Stated goal:
Please retype the data in full and exactly; the pictures are not part of the copy.

********

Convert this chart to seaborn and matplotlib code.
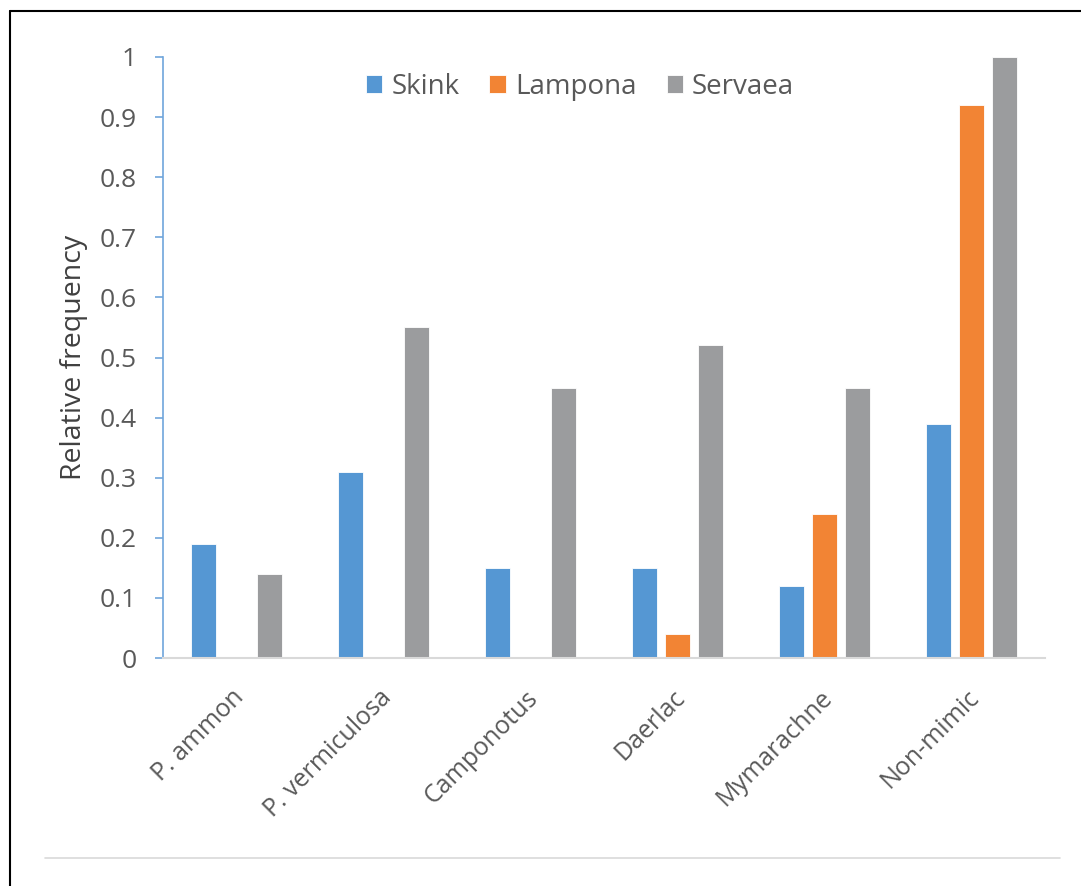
import matplotlib
matplotlib.use("Agg")
import matplotlib.pyplot as plt
from matplotlib.lines import Line2D
from matplotlib.transforms import ScaledTranslation
import seaborn as sns
import pandas as pd

categories = ["P. ammon", "P. vermiculosa", "Camponotus", "Daerlac", "Mymarachne", "Non-mimic"]
series = ["Skink", "Lampona", "Servaea"]
skink = [0.19, 0.31, 0.15, 0.15, 0.12, 0.39]
lampona = [0.0, 0.0, 0.0, 0.04, 0.24, 0.92]
servaea = [0.14, 0.55, 0.45, 0.52, 0.45, 1.0]
y_ticks = [0, 0.1, 0.2, 0.3, 0.4, 0.5, 0.6, 0.7, 0.8, 0.9, 1]
y_tick_labels = ["0", "0.1", "0.2", "0.3", "0.4", "0.5", "0.6", "0.7", "0.8", "0.9", "1"]

colors = {"Skink": "#5597D3", "Lampona": "#F28434", "Servaea": "#9B9C9E"}

df = pd.DataFrame({
    "category": categories * 3,
    "series": [s for s in series for _ in categories],
    "value": skink + lampona + servaea,
})

sns.set_theme(style="white")
plt.rcParams["font.family"] = ["Open Sans", "DejaVu Sans"]

fig = plt.figure(figsize=(10.81, 8.86), dpi=100)
ax = fig.add_axes([163 / 1081, 1 - 658 / 886, (1045 - 163) / 1081, (658 - 57) / 886])

sns.barplot(data=df, x="category", y="value", hue="series", order=categories,
            hue_order=series, palette=colors, width=0.673, gap=0.243,
            edgecolor="white", linewidth=0.6, saturation=1, ax=ax, legend=True)

ax.set_xlim(-0.5, len(categories) - 0.5)
ax.set_ylim(0, 1)
ax.set_yticks(y_ticks)
ax.set_yticklabels(y_tick_labels)
ax.set_xlabel("")
ax.set_ylabel("Relative frequency", fontsize=20.5, color="#404040", labelpad=8)

for side in ["top", "right"]:
    ax.spines[side].set_visible(False)
ax.spines["left"].set_color("#6FA6DC")
ax.spines["left"].set_linewidth(1.2)
ax.spines["bottom"].set_color("#D9D9D9")
ax.spines["bottom"].set_linewidth(1.5)

ax.tick_params(axis="y", which="major", left=True, length=6, width=1.2,
               color="#6FA6DC", labelsize=19, labelcolor="#595959", pad=13)
ax.tick_params(axis="x", which="major", bottom=False, labelsize=18,
               labelcolor="#595959", pad=20)
shift = ScaledTranslation(4 / 100, 0, fig.dpi_scale_trans)
for lbl in ax.get_xticklabels():
    lbl.set_rotation(45)
    lbl.set_ha("right")
    lbl.set_va("center")
    lbl.set_rotation_mode("anchor")
    lbl.set_transform(lbl.get_transform() + shift)

handles, labels = ax.get_legend_handles_labels()
ax.legend(handles, labels, loc="center", bbox_to_anchor=(580 / 1081, 1 - 87 / 886),
          bbox_transform=fig.transFigure, ncol=3, frameon=False, fontsize=20,
          handlelength=0.6, handleheight=0.6, handletextpad=0.32,
          columnspacing=1.08, labelcolor="#595959")

# outer frame and bottom rule
fig.add_artist(Line2D([10 / 1081, 1.0], [1 - 11 / 886, 1 - 11 / 886],
                      transform=fig.transFigure, color="black", linewidth=1.5))
fig.add_artist(Line2D([10 / 1081, 10 / 1081], [0.0, 1 - 11 / 886],
                      transform=fig.transFigure, color="black", linewidth=1.5))
fig.add_artist(Line2D([45 / 1081, 1060 / 1081], [1 - 858 / 886, 1 - 858 / 886],
                      transform=fig.transFigure, color="#D9D9D9", linewidth=1.2))

fig.savefig("out.png", dpi=100)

********

Expected answer:
Convert this chart to seaborn and matplotlib code.
import matplotlib
matplotlib.use("Agg")
import matplotlib.pyplot as plt
from matplotlib.lines import Line2D
from matplotlib.transforms import ScaledTranslation
import seaborn as sns
import pandas as pd

categories = ["P. ammon", "P. vermiculosa", "Camponotus", "Daerlac", "Mymarachne", "Non-mimic"]
series = ["Skink", "Lampona", "Servaea"]
skink = [0.19, 0.31, 0.15, 0.15, 0.12, 0.39]
lampona = [0.0, 0.0, 0.0, 0.04, 0.24, 0.92]
servaea = [0.14, 0.55, 0.45, 0.52, 0.45, 1.0]
y_ticks = [0, 0.1, 0.2, 0.3, 0.4, 0.5, 0.6, 0.7, 0.8, 0.9, 1]
y_tick_labels = ["0", "0.1", "0.2", "0.3", "0.4", "0.5", "0.6", "0.7", "0.8", "0.9", "1"]

colors = {"Skink": "#5597D3", "Lampona": "#F28434", "Servaea": "#9B9C9E"}

df = pd.DataFrame({
    "category": categories * 3,
    "series": [s for s in series for _ in categories],
    "value": skink + lampona + servaea,
})

sns.set_theme(style="white")
plt.rcParams["font.family"] = ["Open Sans", "DejaVu Sans"]

fig = plt.figure(figsize=(10.81, 8.86), dpi=100)
ax = fig.add_axes([163 / 1081, 1 - 658 / 886, (1045 - 163) / 1081, (658 - 57) / 886])

sns.barplot(data=df, x="category", y="value", hue="series", order=categories,
            hue_order=series, palette=colors, width=0.673, gap=0.243,
            edgecolor="white", linewidth=0.6, saturation=1, ax=ax, legend=True)

ax.set_xlim(-0.5, len(categories) - 0.5)
ax.set_ylim(0, 1)
ax.set_yticks(y_ticks)
ax.set_yticklabels(y_tick_labels)
ax.set_xlabel("")
ax.set_ylabel("Relative frequency", fontsize=20.5, color="#404040", labelpad=8)

for side in ["top", "right"]:
    ax.spines[side].set_visible(False)
ax.spines["left"].set_color("#6FA6DC")
ax.spines["left"].set_linewidth(1.2)
ax.spines["bottom"].set_color("#D9D9D9")
ax.spines["bottom"].set_linewidth(1.5)

ax.tick_params(axis="y", which="major", left=True, length=6, width=1.2,
               color="#6FA6DC", labelsize=19, labelcolor="#595959", pad=13)
ax.tick_params(axis="x", which="major", bottom=False, labelsize=18,
               labelcolor="#595959", pad=20)
shift = ScaledTranslation(4 / 100, 0, fig.dpi_scale_trans)
for lbl in ax.get_xticklabels():
    lbl.set_rotation(45)
    lbl.set_ha("right")
    lbl.set_va("center")
    lbl.set_rotation_mode("anchor")
    lbl.set_transform(lbl.get_transform() + shift)

handles, labels = ax.get_legend_handles_labels()
ax.legend(handles, labels, loc="center", bbox_to_anchor=(580 / 1081, 1 - 87 / 886),
          bbox_transform=fig.transFigure, ncol=3, frameon=False, fontsize=20,
          handlelength=0.6, handleheight=0.6, handletextpad=0.32,
          columnspacing=1.08, labelcolor="#595959")

# outer frame and bottom rule
fig.add_artist(Line2D([10 / 1081, 1.0], [1 - 11 / 886, 1 - 11 / 886],
                      transform=fig.transFigure, color="black", linewidth=1.5))
fig.add_artist(Line2D([10 / 1081, 10 / 1081], [0.0, 1 - 11 / 886],
                      transform=fig.transFigure, color="black", linewidth=1.5))
fig.add_artist(Line2D([45 / 1081, 1060 / 1081], [1 - 858 / 886, 1 - 858 / 886],
                      transform=fig.transFigure, color="#D9D9D9", linewidth=1.2))

fig.savefig("out.png", dpi=100)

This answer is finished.